I recently did some tinkering with creating a Snowflake UDF in Python. It turns out that I discovered a Python Snowflake UDF Quoting issue on the return value from the function. I was not able to find any information on this issue online so I figured it was good to document it for anyone else that might run into the same problem. It turns out that this also impacted a Javascript UDF that I had also written. Here’s the best part, the fix is the same for both UDF types!
The UDF
My original code was a little more complex than the sample below but it produces the same problem. I created a Python Snowflake UDF to do some manipulation of input and return a result that was the manipulated output.
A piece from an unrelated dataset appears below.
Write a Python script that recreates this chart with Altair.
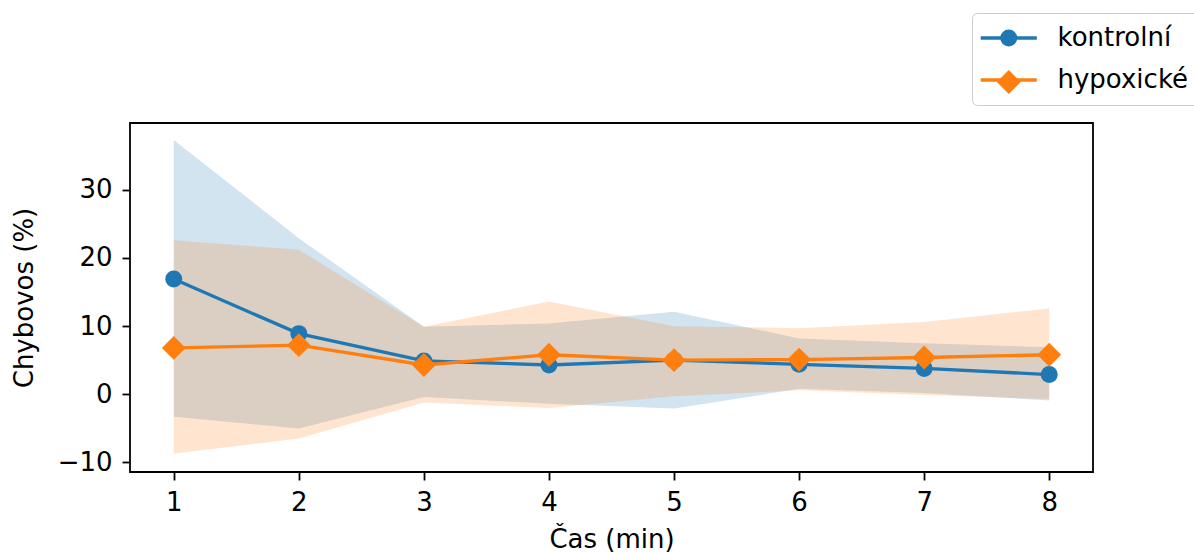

CREATE OR REPLACE FUNCTION python_test_output(field_value variant)
returns variant
language python
runtime_version = '3.8'
handler = 'mask_wrapper'
as
$$
def mask_wrapper(field_value):
try:
return field_value
except Exception as e:
return "Exception : " + str(e)
$$;
The nice thing about Python on Snowflake is that it DOES support overloading so in theory, I could’ve created multiple functions like:
CREATE OR REPLACE FUNCTION python_test_output(field_value DECIMAL)
returns DECIMAL
language python
runtime_version = '3.8'
handler = 'mask_wrapper'
as
$$
def mask_wrapper(field_value):
try:
return field_value
except Exception as e:
return NULL
$$;
CREATE OR REPLACE FUNCTION python_test_output(field_value TEXT)
returns TEXT
language python
runtime_version = '3.8'
handler = 'mask_wrapper'
as
$$
def mask_wrapper(field_value):
try:
return field_value
except Exception as e:
return "Exception : " + str(e)
$$;
...
I was not able to do this in my setup because it would’ve meant repeating the bulk of my code over and over in those functions. In other database (yeah I know snowflake is a warehouse but it takes sql so plain old “database” it is) platforms, I’ve been able to create these wrapper type functions and have them call a central function where I store the majority of my logic. I wasn’t sure how to accomplish this in Snowflake so I used the VARIANT
data type instead so that I could accept just about any input.
The Problem
The problem is slightly annoying in that my UDF had an issue with quotes being returned for TEXT
data types. Let’s first look at a simple example of a “normal” query result in Snowflake
select 'test';
-------
test
The result is pretty normal, test
. Now let’s look at something that ran through my UDF
select python_test_output(to_variant('test'));
-------
"test"
Notice the difference in the result? This is the Python Snowflake UDF quoting issue that I’m referring to. In this result, the string is "test"
instead of test
. While this isn’t a huge deal, if I had something attempting to pattern match on the string, it would end up failing because the quotes were unexpected. There were other issues that I ran into but this was the most glaring and reproducible.
The Solution
The solution ended up being pretty simple. All I need to do was cast the results of my function to something like TEXT
for output that is supposed to be TEXT
.
select python_test_output(to_variant('test'))::TEXT;
-------
test
this same method also worked on other data types like NUMERIC
…etc..The solution to my Python Snowflake UDF quoting issue ended up being pretty simple but it took me forever to figure it out!
Hopefully, my hours of madness will help someone else